About yourself, you are a mathematician working in the world of telecommunications.
"During my mathematics studies, I was always looking for practical applications. In my penultimate year, cryptographer Vincent Rijmen gave a presentation on the AES encryption standard (editor's note: the most widely used method in the world for encrypting digital information, for example in banking apps, cloud storage, Wi-Fi networks and many other applications). I found that particularly fascinating. Later, I completed my PhD in Bart Preneel's research group in Leuven. Initially, I worked on fairly theoretical cryptography, but over time my research evolved towards applications in the Internet of Things, cloud systems and eventually future communication networks such as 5G and 6G. It was actually a very natural evolution."

Bio
An Braeken is a professor at the Vrije Universiteit Brussel, where she conducts research on cybersecurity, cryptography, privacy protection and future communication networks. She holds a Master's degree in Mathematics from Ghent University and obtained her PhD in Applied Sciences from KU Leuven. Her research focuses on secure Internet of Things systems, 5G and 6G networks, post-quantum cryptography and privacy-friendly digital infrastructures.

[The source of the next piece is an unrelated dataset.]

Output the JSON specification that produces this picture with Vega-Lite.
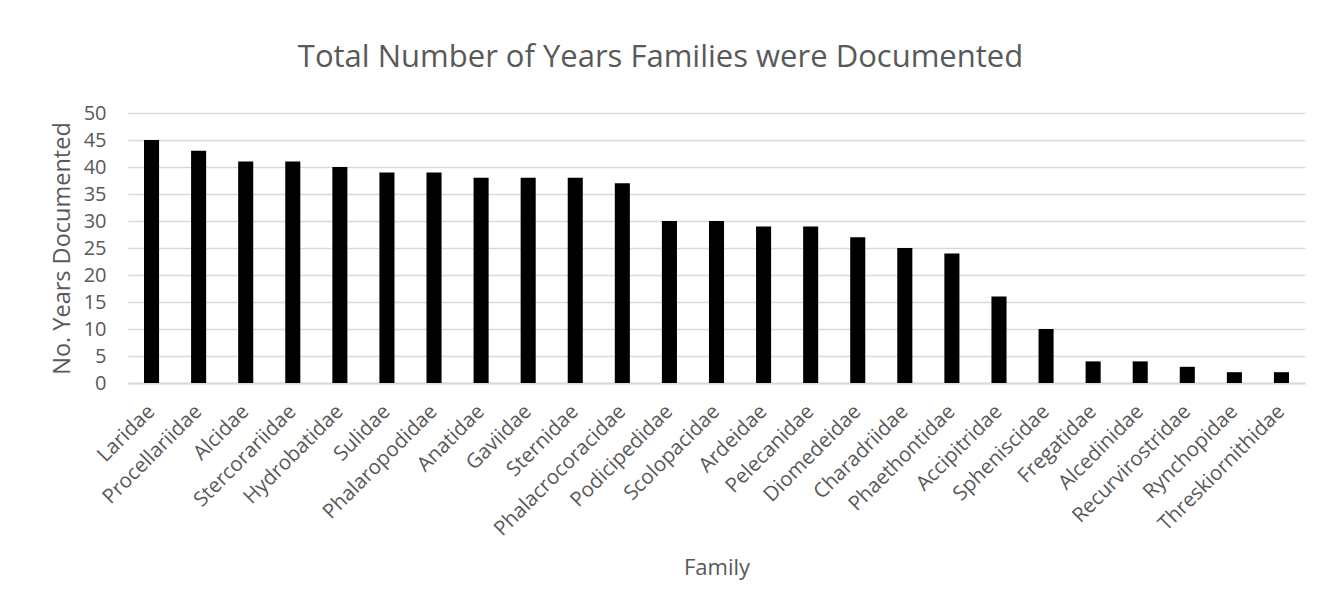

De geschiedenis van mobiele telefonie in 6 Generaties

6G is the sixth generation of mobile communication networks and the successor to 5G. Although the technology is still in the research and development phase, experts expect the first commercial applications to become available around 2030. The evolution of mobile networks has so far progressed through clear stages. With 1G, mobile telephony became possible. These were such bulky and heavy phones that, while wireless, they could hardly be described as portable. 2G introduced digital communication and SMS. This allowed data to be transmitted, albeit only in the form of short, simple text messages. 3G brought mobile internet to the general public, but it was 4G that enabled us to enjoy video streaming, social media and cloud applications on our smartphones. 5G added higher speeds, lower latency and support for large numbers of connected devices.

6G builds on these developments, but places emphasis on different priorities. Naturally, it aims for data speeds that are many times higher than those of 5G. In addition, 6G is likely to make use of higher frequency bands, potentially including parts of the sub-terahertz or terahertz spectrum, to enable extremely high data rates over short distances. Equally important is that 6G networks will become far more intelligent. They will use AI to manage themselves more effectively, route traffic, predict failures and continuously adapt the network to changing conditions. However, whereas previous generations primarily focused on increased speed and capacity, 6G is also expected to seamlessly connect different digital worlds. Work is underway on much closer integration between terrestrial networks, satellites, drones and other communication systems. So, "Sorry, I had no signal" may no longer be a valid excuse when you miss a call from your boss.